= Aim of the exercise =
Everything in the listing except the pictures should be written out exactly.

= Recorded information =

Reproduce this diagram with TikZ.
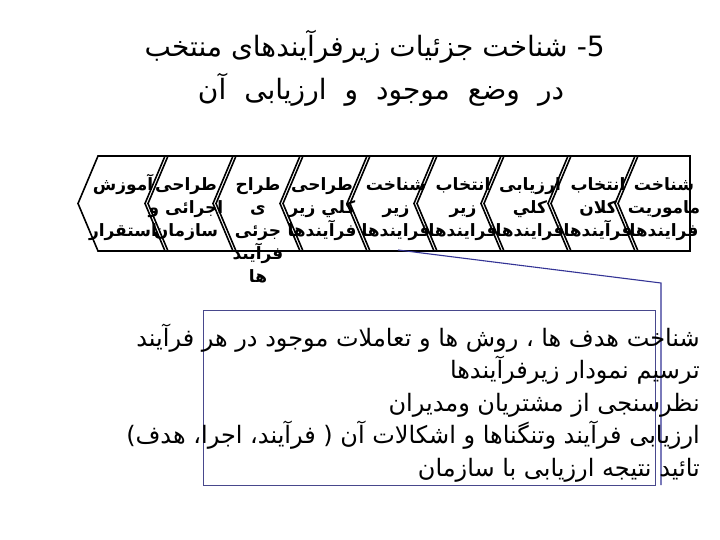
\documentclass[tikz,border=0pt]{standalone}
\usepackage{fontspec}
\TeXXeTstate=1
\newfontfamily\arabicfont[Script=Arabic]{DejaVu Sans}
\newfontfamily\latinsans{DejaVu Sans}
\definecolor{boxblue}{RGB}{72,72,140}
\definecolor{leadblue}{RGB}{52,52,150}
\newcommand\rtlcol[1]{\vtop{\halign{\hfil##\hfil\cr#1\crcr}}}
\newcommand\chevpath[2]{(#1,156) -- (#2,156) -- ({#2-20},203.5) -- (#2,251) -- (#1,251) -- ({#1-20},203.5) -- cycle}
\tikzset{
  chev/.style={draw=black, line width=1.6pt, line join=miter},
  ctext/.style={font=\arabicfont\bfseries\fontsize{17}{23}\selectfont, anchor=base, inner sep=0pt},
  ttext/.style={font=\arabicfont\fontsize{28}{34}\selectfont, anchor=base east, inner sep=0pt},
  btext/.style={font=\arabicfont\fontsize{24}{28}\selectfont, anchor=base east, inner sep=0pt},
  leader/.style={draw=leadblue, line width=1.1pt},
}
\begin{document}
\begin{tikzpicture}[x=1pt,y=-1pt]
\useasboundingbox (0,0) rectangle (720,540);
\fill[white] (0,0) rectangle (720,540);
% title
\node[font=\latinsans\fontsize{28}{34}\selectfont, anchor=base east, inner sep=0pt] (num) at (605,57) {-5};
\node[ttext, anchor=base east] (title1) at ([xshift=-9pt]num.base west) {\beginR شناخت جزئیات زیرفرآیندهای منتخب\endR};
\node[ttext, anchor=base] (title2) at (381,100) {\spaceskip=18pt plus 2pt minus 2pt\relax\beginR در وضع موجود و ارزیابی آن\endR};
% chevrons
\draw[chev] \chevpath{98}{168};
\draw[chev] \chevpath{165}{236};
\draw[chev] \chevpath{233}{303};
\draw[chev] \chevpath{300}{370};
\draw[chev] \chevpath{367}{437};
\draw[chev] \chevpath{434}{504};
\draw[chev] \chevpath{501}{571};
\draw[chev] \chevpath{568}{638};
\draw[chev] (635,156) -- (690,156) -- (690,251) -- (635,251) -- (615,203.5) -- cycle;
% chevron texts
\node[ctext] (s1) at (123,191) {\rtlcol{\beginR آموزش\endR\cr\cr\beginR استقرار\endR}};
\node[ctext] (s2) at (186,191) {\rtlcol{\beginR طراحی\endR\cr\beginR اجرائی و\endR\cr\beginR سازمان\endR}};
\node[ctext] (s3) at (258,191) {\rtlcol{\beginR طراح\endR\cr\beginR ی\endR\cr\beginR جزئی\endR\cr\beginR فرآیند\endR\cr\beginR ها\endR}};
\node[ctext] (s4) at (322,191) {\rtlcol{\beginR طراحی\endR\cr\beginR كلي زير\endR\cr\beginR فرآيندها\endR}};
\node[ctext] (s5) at (396,191) {\rtlcol{\beginR شناخت\endR\cr\beginR زير\endR\cr\beginR فرايندها\endR}};
\node[ctext] (s6) at (463,191) {\rtlcol{\beginR انتخاب\endR\cr\beginR زير\endR\cr\beginR فرايندها\endR}};
\node[ctext] (s7) at (530,191) {\rtlcol{\beginR ارزيابی\endR\cr\beginR كلي\endR\cr\beginR فرايندها\endR}};
\node[ctext] (s8) at (598,191) {\rtlcol{\beginR انتخاب\endR\cr\beginR كلان\endR\cr\beginR فرآيندها\endR}};
\node[ctext] (s9) at (664,191) {\rtlcol{\beginR شناخت\endR\cr\beginR ماموريت\endR\cr\beginR فرايندها\endR}};
% callout box
\node[draw=boxblue, line width=1.2pt, anchor=north west, inner sep=0pt,
      minimum width=452pt, minimum height=175pt] (box) at (203,310) {};
\coordinate (c5b) at (398,250);
\coordinate (bend) at (661,283);
\coordinate (barend) at (661,485);
\draw[leader] (c5b) -- (bend) -- (barend);
% box text
\node[btext] (l1) at (700,346) {\beginR شناخت هدف ها ، روش ها و تعاملات موجود در هر فرآیند\endR};
\node[btext] (l2) at (700,378.5) {\beginR ترسیم نمودار زیرفرآیندها\endR};
\node[btext] (l3) at (700,411) {\beginR نظرسنجی از مشتریان ومدیران\endR};
\node[btext] (l4) at (700,443.5) {\beginR ارزیابی فرآیند وتنگناها و اشکالات آن ( فرآیند، اجرا، هدف)\endR};
\node[btext] (l5) at (700,476) {\beginR تائید نتیجه ارزیابی با سازمان\endR};
\end{tikzpicture}
\end{document}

= Completed task =
Reproduce this diagram with TikZ.
\documentclass[tikz,border=0pt]{standalone}
\usepackage{fontspec}
\TeXXeTstate=1
\newfontfamily\arabicfont[Script=Arabic]{DejaVu Sans}
\newfontfamily\latinsans{DejaVu Sans}
\definecolor{boxblue}{RGB}{72,72,140}
\definecolor{leadblue}{RGB}{52,52,150}
\newcommand\rtlcol[1]{\vtop{\halign{\hfil##\hfil\cr#1\crcr}}}
\newcommand\chevpath[2]{(#1,156) -- (#2,156) -- ({#2-20},203.5) -- (#2,251) -- (#1,251) -- ({#1-20},203.5) -- cycle}
\tikzset{
  chev/.style={draw=black, line width=1.6pt, line join=miter},
  ctext/.style={font=\arabicfont\bfseries\fontsize{17}{23}\selectfont, anchor=base, inner sep=0pt},
  ttext/.style={font=\arabicfont\fontsize{28}{34}\selectfont, anchor=base east, inner sep=0pt},
  btext/.style={font=\arabicfont\fontsize{24}{28}\selectfont, anchor=base east, inner sep=0pt},
  leader/.style={draw=leadblue, line width=1.1pt},
}
\begin{document}
\begin{tikzpicture}[x=1pt,y=-1pt]
\useasboundingbox (0,0) rectangle (720,540);
\fill[white] (0,0) rectangle (720,540);
% title
\node[font=\latinsans\fontsize{28}{34}\selectfont, anchor=base east, inner sep=0pt] (num) at (605,57) {-5};
\node[ttext, anchor=base east] (title1) at ([xshift=-9pt]num.base west) {\beginR شناخت جزئیات زیرفرآیندهای منتخب\endR};
\node[ttext, anchor=base] (title2) at (381,100) {\spaceskip=18pt plus 2pt minus 2pt\relax\beginR در وضع موجود و ارزیابی آن\endR};
% chevrons
\draw[chev] \chevpath{98}{168};
\draw[chev] \chevpath{165}{236};
\draw[chev] \chevpath{233}{303};
\draw[chev] \chevpath{300}{370};
\draw[chev] \chevpath{367}{437};
\draw[chev] \chevpath{434}{504};
\draw[chev] \chevpath{501}{571};
\draw[chev] \chevpath{568}{638};
\draw[chev] (635,156) -- (690,156) -- (690,251) -- (635,251) -- (615,203.5) -- cycle;
% chevron texts
\node[ctext] (s1) at (123,191) {\rtlcol{\beginR آموزش\endR\cr\cr\beginR استقرار\endR}};
\node[ctext] (s2) at (186,191) {\rtlcol{\beginR طراحی\endR\cr\beginR اجرائی و\endR\cr\beginR سازمان\endR}};
\node[ctext] (s3) at (258,191) {\rtlcol{\beginR طراح\endR\cr\beginR ی\endR\cr\beginR جزئی\endR\cr\beginR فرآیند\endR\cr\beginR ها\endR}};
\node[ctext] (s4) at (322,191) {\rtlcol{\beginR طراحی\endR\cr\beginR كلي زير\endR\cr\beginR فرآيندها\endR}};
\node[ctext] (s5) at (396,191) {\rtlcol{\beginR شناخت\endR\cr\beginR زير\endR\cr\beginR فرايندها\endR}};
\node[ctext] (s6) at (463,191) {\rtlcol{\beginR انتخاب\endR\cr\beginR زير\endR\cr\beginR فرايندها\endR}};
\node[ctext] (s7) at (530,191) {\rtlcol{\beginR ارزيابی\endR\cr\beginR كلي\endR\cr\beginR فرايندها\endR}};
\node[ctext] (s8) at (598,191) {\rtlcol{\beginR انتخاب\endR\cr\beginR كلان\endR\cr\beginR فرآيندها\endR}};
\node[ctext] (s9) at (664,191) {\rtlcol{\beginR شناخت\endR\cr\beginR ماموريت\endR\cr\beginR فرايندها\endR}};
% callout box
\node[draw=boxblue, line width=1.2pt, anchor=north west, inner sep=0pt,
      minimum width=452pt, minimum height=175pt] (box) at (203,310) {};
\coordinate (c5b) at (398,250);
\coordinate (bend) at (661,283);
\coordinate (barend) at (661,485);
\draw[leader] (c5b) -- (bend) -- (barend);
% box text
\node[btext] (l1) at (700,346) {\beginR شناخت هدف ها ، روش ها و تعاملات موجود در هر فرآیند\endR};
\node[btext] (l2) at (700,378.5) {\beginR ترسیم نمودار زیرفرآیندها\endR};
\node[btext] (l3) at (700,411) {\beginR نظرسنجی از مشتریان ومدیران\endR};
\node[btext] (l4) at (700,443.5) {\beginR ارزیابی فرآیند وتنگناها و اشکالات آن ( فرآیند، اجرا، هدف)\endR};
\node[btext] (l5) at (700,476) {\beginR تائید نتیجه ارزیابی با سازمان\endR};
\end{tikzpicture}
\end{document}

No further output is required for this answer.